Edward Lozansky, American political scientist of Russian origin, President and Founder of the American University in Moscow, believes that the existence of NATO was called into question after the collapse of the USSR and the dissolution of the Warsaw Pact.
“Well, all the reasons for the continued funding of this alliance, which was created to protect the West from communist expansion, have disappeared. Nevertheless, NATO not only did not dissolve itself, but also began to actively expand from 16 members in 1991 to 30 at present, plus three more that declared their aspirations to NATO – Bosnia and Herzegovina, Georgia and Ukraine,” the expert reminded.

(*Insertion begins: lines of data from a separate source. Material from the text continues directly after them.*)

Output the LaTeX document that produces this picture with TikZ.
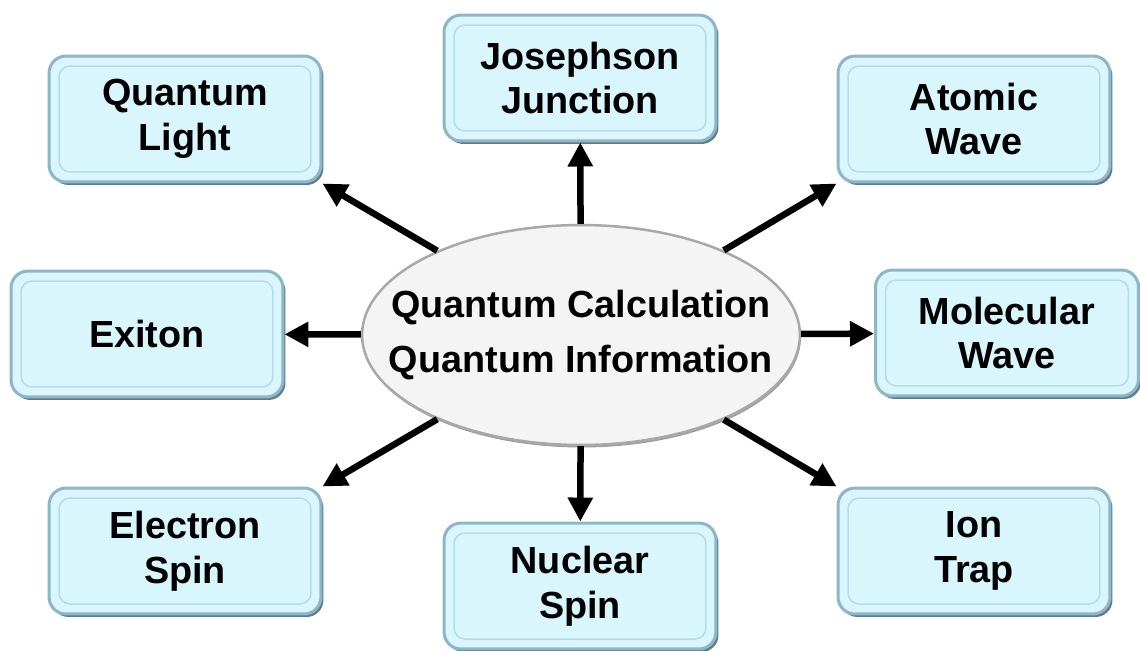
\documentclass[tikz,border=0pt]{standalone}
\usepackage{fontspec}
\setmainfont{Liberation Sans}
\usepackage{tikz}
\usetikzlibrary{arrows.meta,positioning,shapes.geometric,shadows}
\usepackage{xcolor}
\definecolor{boxfill}{HTML}{D8F6FC}
\definecolor{boxedge}{HTML}{8DB6C8}
\definecolor{boxline}{HTML}{B4DCE6}
\definecolor{boxshade}{HTML}{5E7C8A}
\definecolor{corefill}{HTML}{F4F4F4}
\definecolor{coreedge}{HTML}{A8A8A8}

\begin{document}
\begin{tikzpicture}[x=0.02cm,y=-0.02cm,>={Triangle[length=0.48cm,width=0.48cm]},
  qbox/.style={rectangle,rounded corners=0.34cm,minimum width=5.44cm,minimum height=2.52cm,
    fill=boxfill,draw=boxedge,line width=0.06cm,align=center,
    font=\fontsize{21.5}{25.5}\selectfont\bfseries,
    general shadow={shadow xshift=0.05cm,shadow yshift=-0.06cm,fill=boxshade},
    path picture={\draw[boxline,line width=0.03cm,rounded corners=0.22cm]
      ([shift={(0.2cm,0.2cm)}]path picture bounding box.south west) rectangle
      ([shift={(-0.2cm,-0.2cm)}]path picture bounding box.north east);}},
  core/.style={ellipse,minimum width=8.76cm,minimum height=4.4cm,inner xsep=-0.8cm,inner ysep=0pt,
    draw=coreedge,line width=0.05cm,fill=corefill,
    general shadow={shadow xshift=0.02cm,shadow yshift=-0.05cm,fill=gray!75},
    align=center,font=\fontsize{21.5}{31}\selectfont\bfseries},
  flow/.style={->,line width=0.13cm,black}]
  \useasboundingbox (0,0) rectangle (1140,650);

  % outer boxes
  \node[qbox] (ql) at (185,119) {Quantum\\Light};
  \node[qbox] (jj) at (580,78) {Josephson\\Junction};
  \node[qbox] (aw) at (974,119) {Atomic\\Wave};
  \node[qbox] (ex) at (147,334) {Exiton};
  \node[qbox,minimum width=5.26cm] (mw) at (1007,333) {Molecular\\Wave};
  \node[qbox] (es) at (185,551) {Electron\\Spin};
  \node[qbox] (ns) at (580,586) {Nuclear\\Spin};
  \node[qbox] (it) at (974,551) {Ion\\Trap};

  % centre
  \node[core] (qc) at (581,335) {Quantum Calculation\\Quantum Information};

  % arrows
  \draw[flow] (qc) -- (ql.south east);
  \draw[flow] (qc) -- (jj);
  \draw[flow] (qc) -- (aw.south west);
  \draw[flow] (qc) -- (ex);
  \draw[flow] (qc) -- (mw);
  \draw[flow] (qc) -- (es.north east);
  \draw[flow] (qc) -- (ns);
  \draw[flow] (qc) -- (it.north west);
\end{tikzpicture}
\end{document}
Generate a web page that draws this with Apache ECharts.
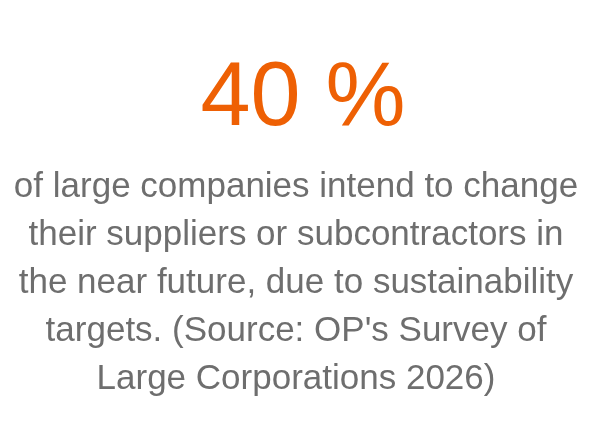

In his opinion, the main reasons for this development of events were the economy and geopolitics. The economic reason, in his opinion, was best explained back in 1987 by the former US Ambassador to Moscow George Kennan, who was called the architect of the Cold War.
“Were the Soviet Union to sink tomorrow under the waters of the ocean, the American military-industrial complex would have to remain, substantially unchanged, until some other adversary could be invented. Anything else would be an unacceptable shock to the American economy,” he quoted the American diplomat.
As for geopolitics, according to Edward Lozansky, the United States does not want to give up the hegemonic role of the world leader and regards NATO as an instrument to maintain it.
“Dialogue, of course, is necessary, and it seems that some steps in this direction are being taken after the June meeting of Putin and Biden in Geneva. However, the so-called ‘Washington swamp’ in every possible way prevents this and continues to incite anti-Russian hysteria in Congress, the media, against Nord Stream 2, as well as using Ukraine for the same purposes,” the political scientist concluded.